Eos e Cgil insieme per l’integrazione

di Redazione

 CASTEL VOLTURNO. Nati e cresciuti in Italia, amici e parenti nel nostro Paese, eppure destinati a lottare per il diritto di rimanere sulla propria terra. è questo il destino di 4 ragazzi, tre dei quali ancora affidati alla Comunità di tipo familiare “Eos”, italiani per nascita, lingua e formazione ma per la legge poco più che clandestini.

La comunità Eos si sta mobilitando per garantire la permanenza sul nostro territorio nazionale a dispetto di una normativa, quella italiana, rigidamente incardinata sul principio dello “Iussanguinis”.

Le conseguenze del quadro normativo della nostra penisola si concretizzano in iniquità le cui vittime sono ragazzi dal vissuto familiare già sofferto, al quale c’è il rischio di aggiungere un’altra atroce beffa: quella dello sradicamento dalla propria terra. “Regolarizzazione”: è questa la parola magica, il diritto che si fa utopia per il quale stanno duramente lavorando la dottoressa Giuseppina Di Grazia, presidente cooperativa sociale Eos Onlus, in collaborazione con Susan Darboe, responsabile della Cgil Immigrazione di Castel Volturno e altresì dell’Urp Anagrafe al Comune di Castel Volturno.

La creazione di quest’ultimo sportello ha rappresentato un momento esemplare di collaborazione fra un ente comunale e un sindacato che sul territorio domiziano è attentissimo alle tematiche dell’integrazione.

entre la dottoressa Di Grazia ci spiega che la pratica per i quattro ragazzi prevede “un passaggio in ambasciata, a Roma, per l’identificazione e la successiva acquisizione del passaporto, per poi riuscire a ottenere un permesso di soggiorno”, è Susan Darboe, icona della battaglia per l’integrazione nella nostra provincia, a descriverci come la situazione dei quattro ragazzi sia in realtà un vulnus tipico del quadro legislativo italiano: “I quattro ragazzi seguiti da Eos rappresentano una paradigma tristemente noto: sono italiani al 100%. Nati qua, hanno studiato qua, vissuto da noi e dall’Italia non sono mai andati via.

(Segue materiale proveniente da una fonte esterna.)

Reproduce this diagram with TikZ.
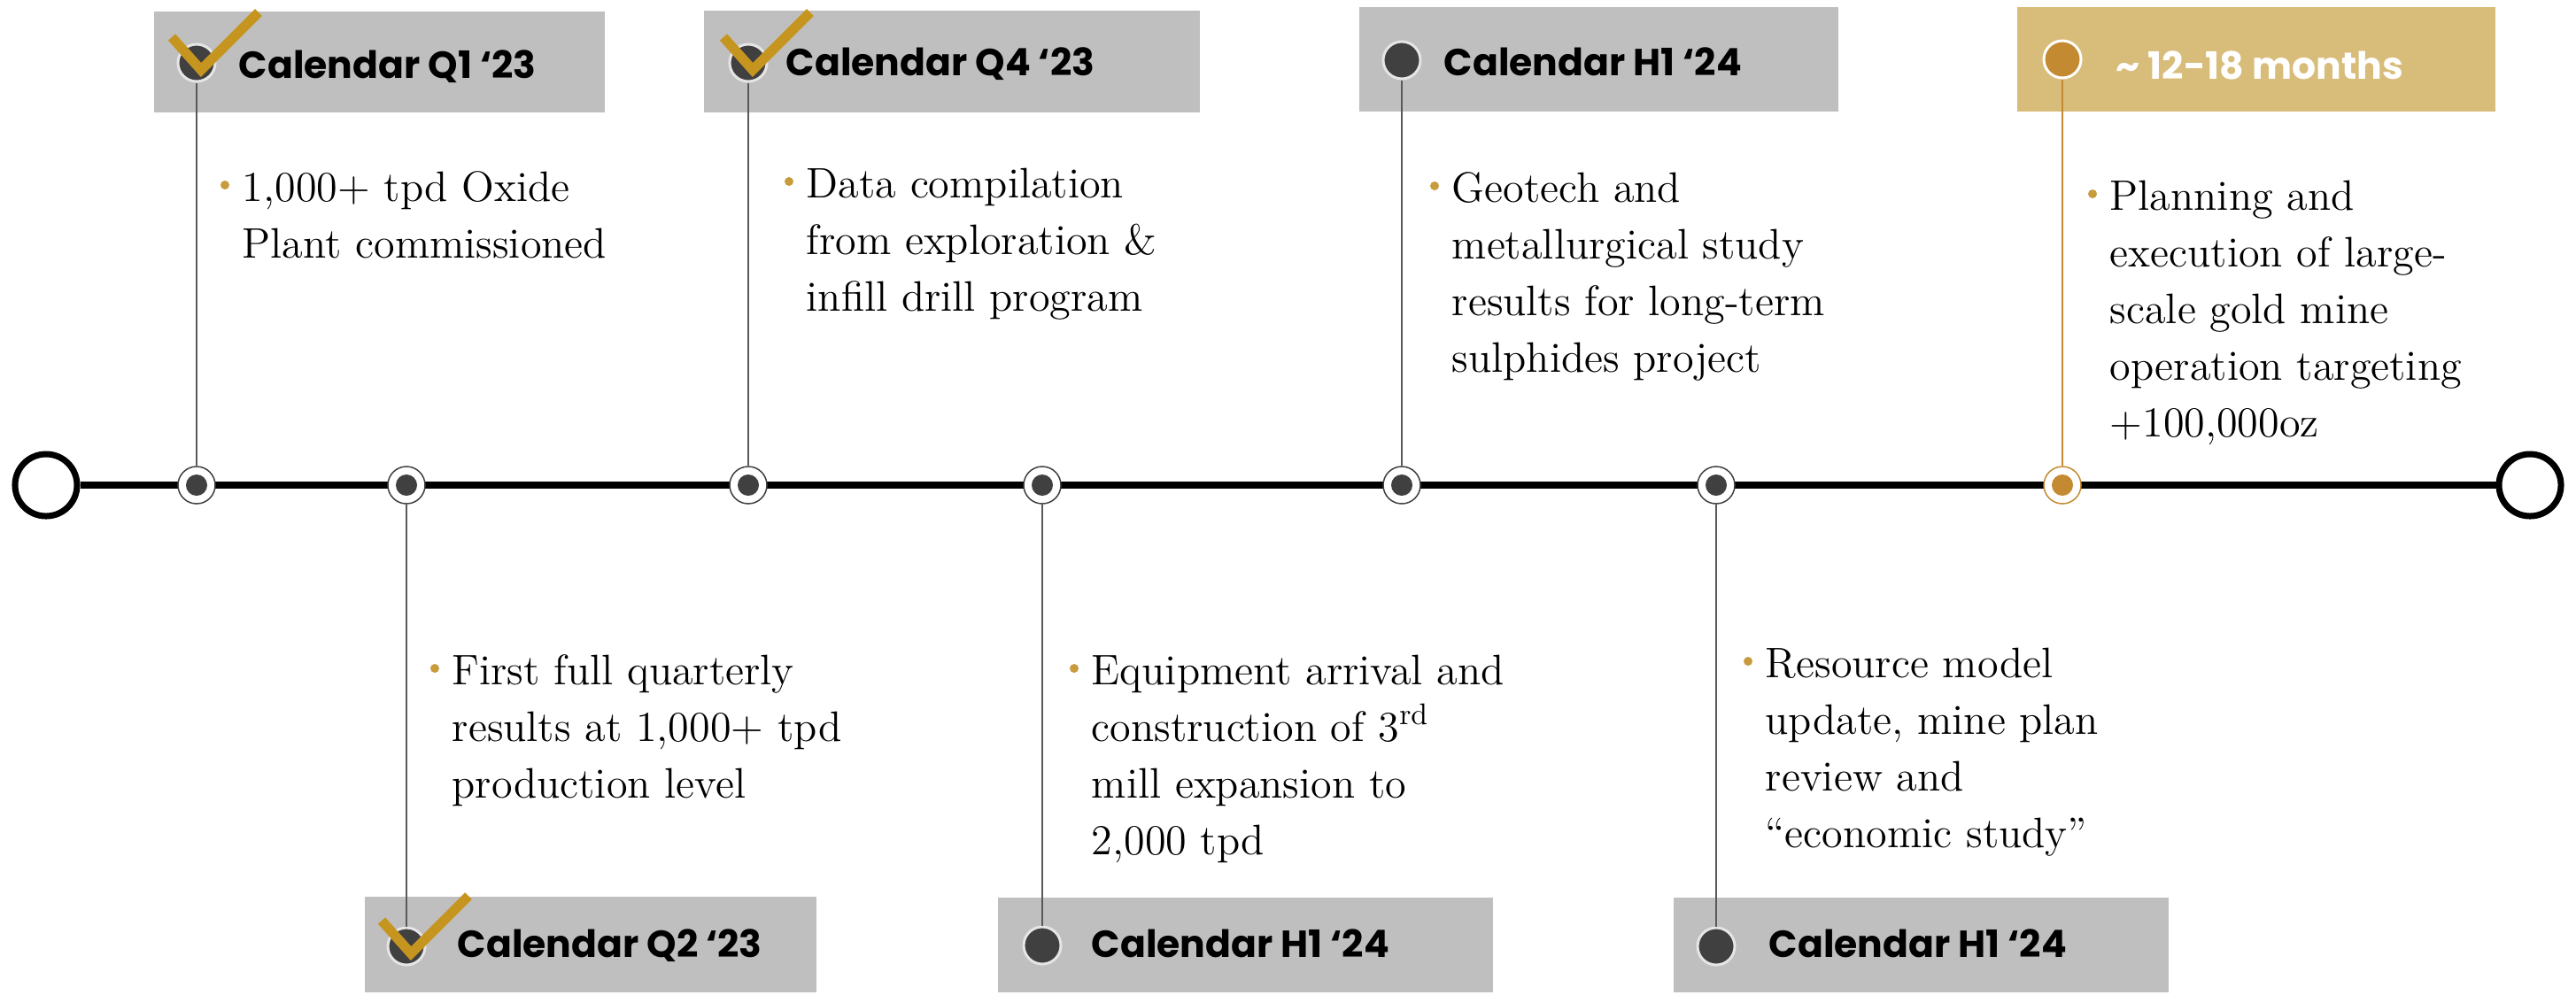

Tre di loro sono minorenni e, in quanto affidati alla comunità, godono ancora di permessi di soggiorno temporanei. Il quarto, appena maggiorenne, rischia l’espulsione. Attualmente gode di un permesso speciale del questore di Caserta per motivi umanitari, ma la regolarizzazione è l’unico modo per garantire serenità al ragazzo”. I paradossi della legge sono ben spiegati da Susan: “Se fossero stati senza genitori sarebbero stati considerati apolidi e quindi diventati cittadini italiani. I genitori però ce li hanno e, anche se hanno vissuto affidati alla comunità, ne ereditano la nazionalità. La battaglia per lo ius soli che la Cgil e il ministro Kyenge portano avanti serve proprio per restituire umanità a casi come quelli dei quattro ragazzi aiutati dalla comunità Eos”.

Nonostante il riserbo che contraddistingue il lavoro, sempre dietro le quinte, della cooperativa Eos, talvolta raccontare può servire a sensibilizzare, lì dove battaglie che appaiono astratte e di principio si abbattono sulle vite di ragazzi che vivono, da sempre nelle nostre città.